Now it sits empty. Now looters have stripped it of wiring and fixtures. Now it’s a quietly decaying monument to a bygone era of unbridled growth and fantastic excess: too far gone to revive, far too beautiful to tear down, and far too ugly to let stand.
“Unbridled growth” and “fantastic excess” are apt descriptions of the state of the NFL. While America’s economic belt has been slowly tightening for several years, the NFL’s revenues have exploded. In a time when cable and satellite offer hundreds of viewing options, and America has never split its TV focus so wildly, the NFL’s ratings continue to smash records. Attendance has been flat at nearly the maximum possible numbers; even the Lions sold out all but one of their home games.
The NFL and NFLPA scheduled two negotiating sessions this week, and the first one went so poorly that the second one was cancelled. The rumored dividing point was the most basic one, the one that started it all: how to divide all the money that the NFL earns. The owners already receive the first billion of revenue off the top, to cover expenses. The owners want to increase that by 18%, to cover anticipated capital investments in the game that will bring in more revenue. What capital investments—designed to bring in revenue—could require that much money?
This is Cowboys Stadium. This $1.1 billion-dollar edifice sits on a 140-acre site a 45 minute drive from downtown Dallas. Its 300 luxury suites, along with its concessions stands, bars, and restaurants—not to mention auxiliary attractions like a football-inspired art gallery—provide huge streams of revenue that have little to do with watching a live football game.
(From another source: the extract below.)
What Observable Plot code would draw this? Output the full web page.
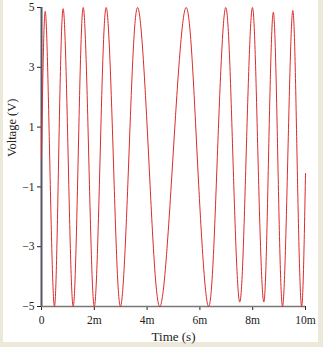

In fact, “live” might not be the best way to watch a football game inside Cowboys Stadium: there are 2,900 TVs scattered throughout the dome, plus the infamous titan that hangs over the field, a sixty-yard HD monitor able to display a blue whale at a 1:1 scale.
Nicknamed “Jerryworld” after the Cowboys’ owner, Jerry Jones, this stadium marks the endpoint of one stadium-building craze, and perhaps the beginning of another. In the mid-90s, teams explored the brave new salary-cap world, and realized that unshared revenue like luxury suites and concessions not only didn’t have to be shared with other owners, it didn’t have to be shared with the players! This kicked off almost two decades of teams building new stadiums filled with luxury suites and swank accommodations. Teams, for the most part, took advantage of easy credit and/or public financing. Jones used $325 million worth of public funds, secured $625 million of credit—and received a $150 million loan from the NFL.
That's the money the owners are looking to keep from the players: nearly a billion dollars a year to help build the Vikings’ Zygiworld, the Bills’ Ralphworld, and many others. Even the Panthers, a team whose stadium is was built in 1996, are already talking about building another one. Over the next ten-to-twenty years, most NFL cities will feel the pressure to either build a similar monuments to unbridled growth and fantastic excess—or risk their teams’ Ownerworld being built in another town.
The problem is, it’s not sustainable. Sally Jenkins of the Washington Post wrote, brilliantly, that Super Bowl XLV’s rough edges hint at the fault lines running through the “billionization” of the NFL:
It's not clear what the pain threshold of the average NFL fan is: Thirty-two owners digging relentlessly in our pockets haven't found the bottom yet. But the NFL would be advised to recognize that it's getting close. Those folks who found themselves without seats? Many were among the league's most loyal paying customers, season ticket holders. Yet they were treated like afterthoughts, awarded half-built, jerry-rigged seats, folding chairs on auxiliary platforms. Which begs the question of what the "NFL fan experience" really means anymore.
The NFL’s surge in popularity has granted it great profits in the face of an economic downturn—but that downturn is real. Municipalities are out of stadium-building funds; free stadiums, like the one Hamilton County built the Bengals, don’t come with sixty-yard TVs. The credit bubble has burst; loans are much tougher to secure—and imagine how big Jerry’s mortgage payments must be on his borrowed $725 million! Roger Goodell said it himself, in his email to fans:
“Economic conditions, however, have changed dramatically inside and outside the NFL since 2006 when we negotiated the last CBA. A 10 percent unemployment rate hurts us all. Fans have limited budgets and rightly want the most for their money. I get it.”
If Jerryworld is the template for new stadiums going forward, I don’t think he does. He—and the owners—need to learn a lesson from Michigan Central Station. It cost about $335 million in today’s dollars—almost exactly the same amount the city of Arlington paid for Jerryworld. If the CBA is not extended, that massive revenue pie owners and players are fighting over will shrink. Even with the public thirst for football, the Cowboys pushed the envelope. If that thirst is quenched by other sports during a needless lockout, they’ll be unable to fill Jerryworld, or Zygiworld, or Stephenworld once play begins again.
America’s cities can’t afford to drain their public coffers again. Americans can’t afford to blow their personal budgets on even-more-expensive tickets, parking, and concessions. America—for our entertainment, and for the thousands, maybe millions whose livelihood depends directly or indirectly on professional sports—needs the NFL to keep chugging along.